Back to school for Tom as he listens to the lesson

He admitted that before joining the Foreign Office he started his career as a teacher. “I was not very good at that so I became a diplomat’, he quipped.

Mr Fletcher is busy meanwhile on many levels of his life. He returned to complete his studies in addition of being a professor in University of New York and in The Democratic Academy. 

He has also written a book entitled Naked Diplomacy. But the most important project that he’s involved in, according to him, is working with Theirworld and GBC-Education on getting one million Syrian refugee children back into school.

Tom Fletcher visit to Mtein School in Lebanon picture by A World at School/Tabitha Ross

Tom Fletcher is presented with drawings by the children of safe schools. Read more here about what A World at School is doing with these drawings.

As for his visit to Lebanon, he talked about how special the country is to him, how at home he felt here and how he cried all the way from Beirut to Paris when he left. 

And what’s the first thing he wanted to do upon his return?
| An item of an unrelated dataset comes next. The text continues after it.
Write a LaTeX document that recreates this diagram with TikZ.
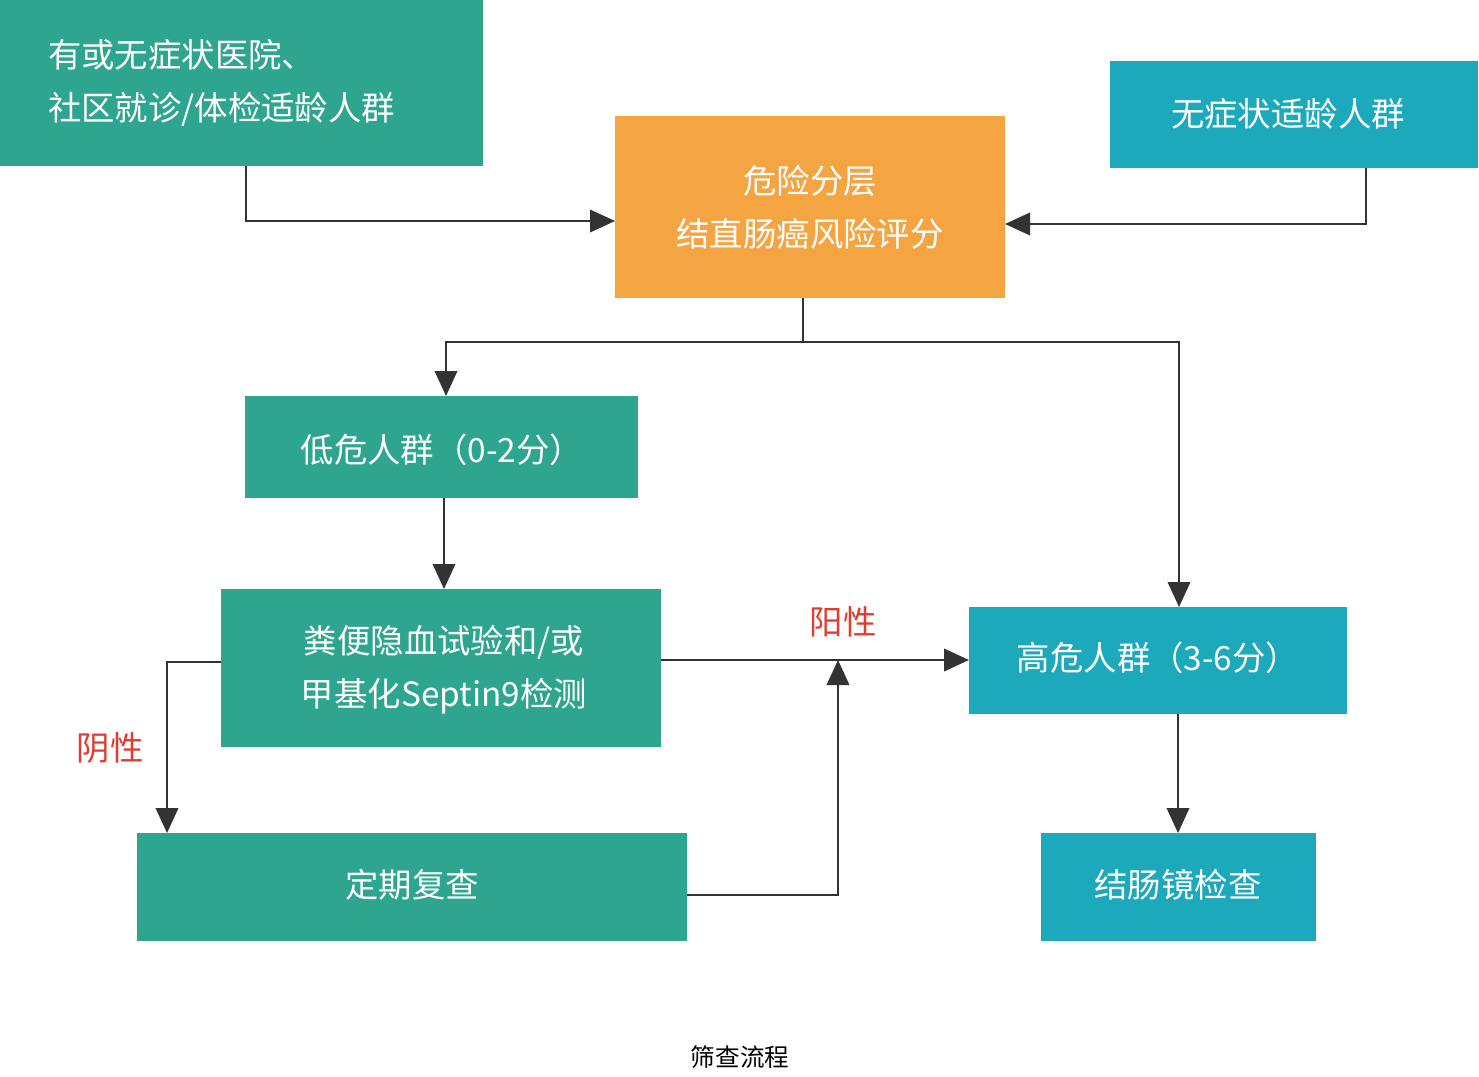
\documentclass[tikz,border=0pt]{standalone}
\usepackage{fontspec}
\setmainfont{Noto Sans CJK SC}
\usetikzlibrary{arrows.meta}
\definecolor{grn}{HTML}{2EA58F}
\definecolor{teal2}{HTML}{1DA9BC}
\definecolor{orng}{HTML}{F5A442}
\definecolor{line}{HTML}{333333}
\definecolor{redtxt}{HTML}{E03C31}
\begin{document}
\begin{tikzpicture}[
        x=0.02cm, y=-0.02cm,
        box/.style={draw=none, text=white, font=\fontsize{19}{30}\selectfont, align=center},
        arr/.style={draw=line, line width=1.2pt, -{Triangle[width=0.45cm,length=0.5cm]}},
        seg/.style={draw=line, line width=1.2pt},
        lab/.style={text=redtxt, font=\fontsize{19}{24}\selectfont}
    ]
        \useasboundingbox (0,0) rectangle (1479,1077);
        % Boxes
        \fill[grn] (0,0) rectangle (483,166);
        \node[box, align=left, anchor=west] (A) at (42,83) {有或无症状医院、\\社区就诊/体检适龄人群};
        \fill[orng] (615,116) rectangle (1005,298);
        \node[box] (B) at (810,207) {危险分层\\结直肠癌风险评分};
        \fill[teal2] (1110,61) rectangle (1478,168);
        \node[box] (C) at (1288,114) {无症状适龄人群};
        \fill[grn] (245,396) rectangle (638,498);
        \node[box] (D) at (442,450) {低危人群（0-2分）};
        \fill[grn] (221,589) rectangle (661,747);
        \node[box] (E) at (444,670) {粪便隐血试验和/或\\甲基化Septin9检测};
        \fill[teal2] (969,607) rectangle (1347,714);
        \node[box] (F) at (1158,658) {高危人群（3-6分）};
        \fill[grn] (137,833) rectangle (687,941);
        \node[box] (G) at (412,885) {定期复查};
        \fill[teal2] (1041,833) rectangle (1316,941);
        \node[box] (H) at (1178,885) {结肠镜检查};
        \node[font=\fontsize{14}{16}\selectfont] (cap) at (740,1057) {筛查流程};

        % Connectors
        \coordinate (pA) at (246,166);
        \coordinate (pBl) at (615,221);
        \coordinate (pC) at (1366,168);
        \coordinate (pBr) at (1005,224);
        \coordinate (pB) at (803,298);
        \coordinate (pDt) at (446,396);
        \coordinate (pFt) at (1179,607);
        \coordinate (pDb) at (444,498);
        \coordinate (pEt) at (444,589);
        \coordinate (pEr) at (661,660);
        \coordinate (pFl) at (969,660);
        \coordinate (pEl) at (221,662);
        \coordinate (pGt) at (167,833);
        \coordinate (pGr) at (687,895);
        \coordinate (pJ) at (838,660);
        \coordinate (pFb) at (1178,714);
        \coordinate (pHt) at (1178,833);

        \draw[arr] (pA) |- (pBl);
        \draw[arr] (pC) |- (pBr);
        \draw[seg] (pB) -- (803,342);
        \draw[arr] (803,342) -| (pDt);
        \draw[arr] (803,342) -| (pFt);
        \draw[arr] (pDb) -- (pEt);
        \draw[arr] (pEr) -- (pFl);
        \draw[arr] (pEl) -| (pGt);
        \draw[arr] (pGr) -| (pJ);
        \draw[arr] (pFb) -- (pHt);

        \node[lab] (pos) at (843,622) {阳性};
        \node[lab] (neg) at (110,748) {阴性};
    \end{tikzpicture}
\end{document}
Eat hummus with meat and drink a glass of Lebanese wine.

Tom Fletcher is keenly aware that education is a key right for all children in the world and a key factor affecting their lives and futures. 

A student drinks the free milk provided as part of the Theirworld meals programme to keep children in school

He came back to this country that has been so special for him for the first time and perhaps will return again soon, in order to make an impact on this cause through his status and position. 

What we actually hope is that more influential figures will use their positions to support this important cause of education.